Opportunities for private companies in Mexico are supported by intellectual property regulations and the increasing use of PPPs to deliver infrastructure. The intellectual property legislation, improved by the North American Free Trade Agreement (NAFTA) and the local Agreements on Trade-Related Aspects of Intellectual Property Rights have benefited the control of intellectual property rights, patents registration, brands, industrial secrets and copyrights. Even though the results of this legislation over the last two decades have been promising, it is necessary to keep modernising to adjust to international standards. The upcoming renegotiation of NAFTA will certainly impact industrial property as well as the other legal aspects that influence local and external investment decisions in Mexico.

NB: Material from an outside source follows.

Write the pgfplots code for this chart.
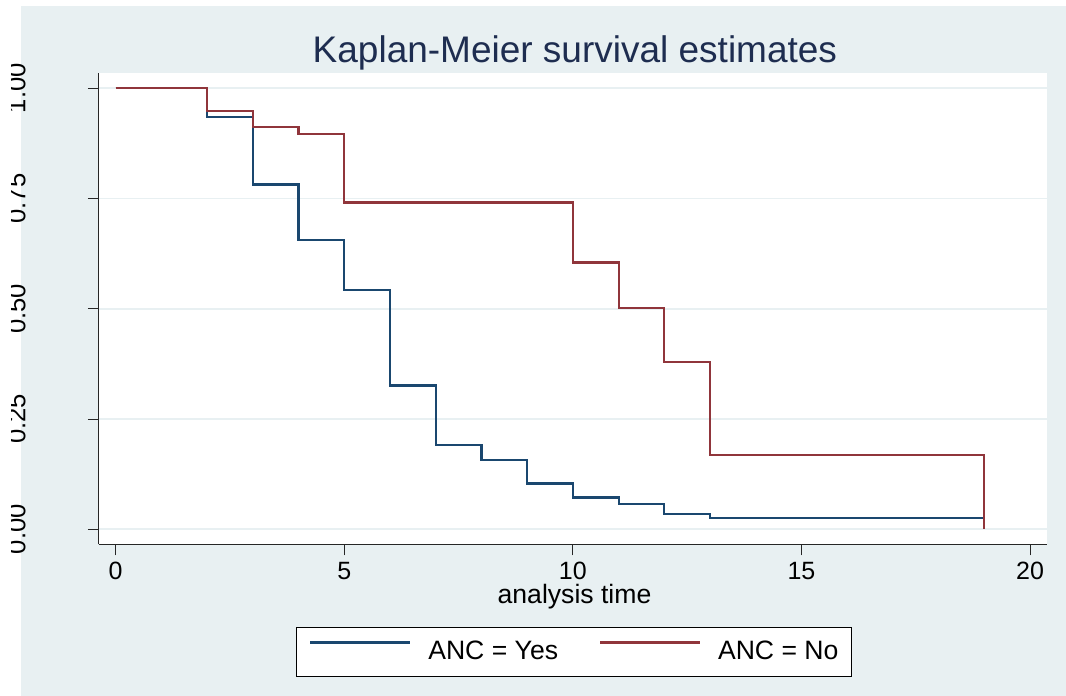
\documentclass[border=0pt]{standalone}
\usepackage{fontspec}
\setmainfont{Liberation Sans}
\usepackage{pgfplots}
\pgfplotsset{compat=1.18}
\definecolor{bgc}{RGB}{232,240,242}
\definecolor{grd}{RGB}{232,240,242}
\definecolor{snavy}{RGB}{26,71,111}
\definecolor{smaroon}{RGB}{144,53,59}
\definecolor{ttl}{RGB}{30,45,80}
\begin{document}
\begin{tikzpicture}
\path[use as bounding box] (0,0) rectangle (533pt,348pt);
\clip (5.6pt,0) rectangle (533pt,348pt);
\fill[bgc] (10.5pt,0) rectangle (533pt,345pt);
\begin{axis}[
  at={(49.5pt,75.85pt)}, anchor=south west,
  scale only axis, width=474pt, height=235.65pt,
  xmin=-0.365, xmax=20.37, ymin=-0.034, ymax=1.0347,
  axis x line*=bottom, axis y line*=left,
  axis line style={black!85, line width=0.5pt, -},
  axis background/.style={fill=white},
  tick align=outside, major tick length=5.5pt,
  tick style={black!85, line width=0.5pt},
  xtick={0,5,10,15,20}, ytick={0,0.25,0.5,0.75,1},
  yticklabels={0.00,0.25,0.50,0.75,1.00},
  /pgf/number format/assume math mode=true,
  ymajorgrids, major grid style={grd, line width=0.9pt},
  xticklabel style={font=\fontsize{12.5}{14}\selectfont, inner sep=0pt, anchor=base, yshift=-12pt},
  yticklabel style={font=\fontsize{12.8}{14}\selectfont, inner sep=0pt, rotate=90, anchor=south, yshift=31pt},
  title={Kaplan-Meier survival estimates},
  title style={font=\fontsize{18.5}{22}\selectfont, text=ttl, at={(0.502,1.019)}, anchor=base, inner sep=0pt, yshift=-5pt},
  xlabel={analysis time},
  xlabel style={font=\fontsize{13.3}{15}\selectfont, at={(0.5016,-0.1252)}, anchor=base, inner sep=0pt},
  legend style={at={(0.501,-0.2285)}, anchor=center, draw=black, line width=0.5pt, fill=white,
    font=\fontsize{13.3}{15}\selectfont, legend columns=2,
    inner xsep=6.5pt, inner ysep=7pt,
    nodes={inner sep=0pt},
    /tikz/every odd column/.append style={column sep=8.35pt},
    /tikz/every even column/.append style={column sep=20.5pt}},
  legend image code/.code={\draw[#1] (0pt,4.7pt) -- (50pt,4.7pt);},
  legend cell align=left,
]
\addplot[const plot, snavy, line width=1.1pt] coordinates {
(0,1) (2,0.935) (3,0.782) (4,0.656) (5,0.543) (6,0.326) (7,0.191) (8,0.157) (9,0.104) (10,0.072) (11,0.057) (12,0.035) (13,0.025) (19,0.025)};
\addlegendentry{ANC = Yes}
\addplot[const plot, smaroon, line width=1.1pt] coordinates {
(0,1) (2,0.949) (3,0.912) (4,0.896) (5,0.741) (10,0.605) (11,0.501) (12,0.379) (13,0.169) (19,0)};
\addlegendentry{ANC = No}
\end{axis}
\end{tikzpicture}
\end{document}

Mexico belongs to the Madrid Protocol, which has governed international branding registry since February 19, 2013. This offers the owner of a brand the ability to protect it in different countries by reducing red tape. In addition, on August 31, 2016, Mexico adopted the sistema de oposición de marcas (brand opposition system), allowing third parties to oppose, under certain circumstances, the granting of a branding registry while it is in its processing stage. This is meant to prevent wrongful consent if a branding registry might harm the legitimate owner. This new legal instrument will be an asset in Mexico’s intellectual property legislation as it will strengthen the legal framework, while accelerating administrative processes.
Another improvement is the recent publication of the agreement changing the norms of the electronic services and pay portal operated by the Mexican Institute of Industrial Property. Through this platform, it is possible to request, pay or process online the brand registry application, collective branding, commercial notices and commercial names. Every request can be processed through the institutes’s offices.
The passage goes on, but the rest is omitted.